● WRITTEN TASK: Set down exactly the lines from the one with "What Apache ECharts" to the one with "const colors = ['#002a62', '#6880a7', '#cbd3e1', '#cbd3e1'];", both included, and no line outside that range.
--- Start of STORED DATA ---
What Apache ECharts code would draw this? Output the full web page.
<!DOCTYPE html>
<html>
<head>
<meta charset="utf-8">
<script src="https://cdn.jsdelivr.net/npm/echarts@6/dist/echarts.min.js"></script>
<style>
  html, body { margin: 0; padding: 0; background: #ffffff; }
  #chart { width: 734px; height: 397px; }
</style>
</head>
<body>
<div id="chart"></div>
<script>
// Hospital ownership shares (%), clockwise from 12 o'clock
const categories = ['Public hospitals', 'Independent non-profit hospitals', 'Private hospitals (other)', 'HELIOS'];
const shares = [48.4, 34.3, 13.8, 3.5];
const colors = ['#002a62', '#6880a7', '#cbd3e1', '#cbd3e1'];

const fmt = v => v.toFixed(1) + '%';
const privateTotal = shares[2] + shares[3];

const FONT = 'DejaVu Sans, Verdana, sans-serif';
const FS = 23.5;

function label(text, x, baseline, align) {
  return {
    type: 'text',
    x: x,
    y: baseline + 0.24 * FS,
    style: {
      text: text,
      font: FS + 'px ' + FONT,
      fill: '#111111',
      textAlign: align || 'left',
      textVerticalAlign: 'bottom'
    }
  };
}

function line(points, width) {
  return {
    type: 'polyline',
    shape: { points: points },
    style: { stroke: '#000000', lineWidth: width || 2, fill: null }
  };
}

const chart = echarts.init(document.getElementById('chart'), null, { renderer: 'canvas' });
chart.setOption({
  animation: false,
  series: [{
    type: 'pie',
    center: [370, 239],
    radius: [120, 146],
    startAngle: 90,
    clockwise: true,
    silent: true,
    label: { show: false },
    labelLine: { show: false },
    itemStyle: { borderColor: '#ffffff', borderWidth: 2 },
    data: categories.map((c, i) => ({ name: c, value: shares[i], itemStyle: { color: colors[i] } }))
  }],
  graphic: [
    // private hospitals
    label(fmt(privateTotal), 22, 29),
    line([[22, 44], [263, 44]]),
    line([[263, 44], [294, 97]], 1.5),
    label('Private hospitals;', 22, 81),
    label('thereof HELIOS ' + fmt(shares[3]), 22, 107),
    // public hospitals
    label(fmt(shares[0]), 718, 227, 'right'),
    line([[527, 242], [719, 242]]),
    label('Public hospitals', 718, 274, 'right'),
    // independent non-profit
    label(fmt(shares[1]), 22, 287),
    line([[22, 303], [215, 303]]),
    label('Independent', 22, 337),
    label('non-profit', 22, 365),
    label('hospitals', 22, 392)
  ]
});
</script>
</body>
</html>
--- End of STORED DATA ---
--- Start of STORED DATA ---
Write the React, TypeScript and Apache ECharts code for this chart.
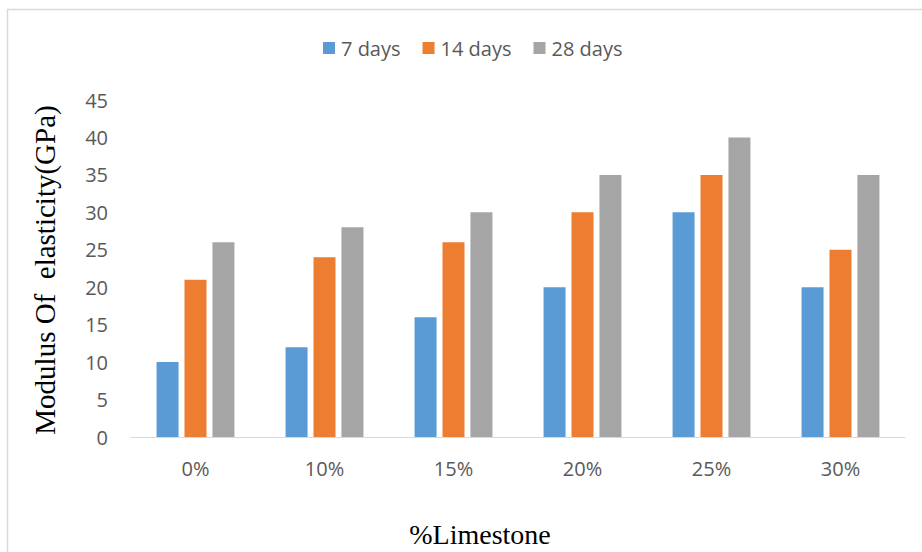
--- End of STORED DATA ---
● CORRECT ANSWER:
What Apache ECharts code would draw this? Output the full web page.
<!DOCTYPE html>
<html>
<head>
<meta charset="utf-8">
<script src="https://cdn.jsdelivr.net/npm/echarts@6/dist/echarts.min.js"></script>
<style>
  html, body { margin: 0; padding: 0; background: #ffffff; }
  #chart { width: 734px; height: 397px; }
</style>
</head>
<body>
<div id="chart"></div>
<script>
// Hospital ownership shares (%), clockwise from 12 o'clock
const categories = ['Public hospitals', 'Independent non-profit hospitals', 'Private hospitals (other)', 'HELIOS'];
const shares = [48.4, 34.3, 13.8, 3.5];
const colors = ['#002a62', '#6880a7', '#cbd3e1', '#cbd3e1'];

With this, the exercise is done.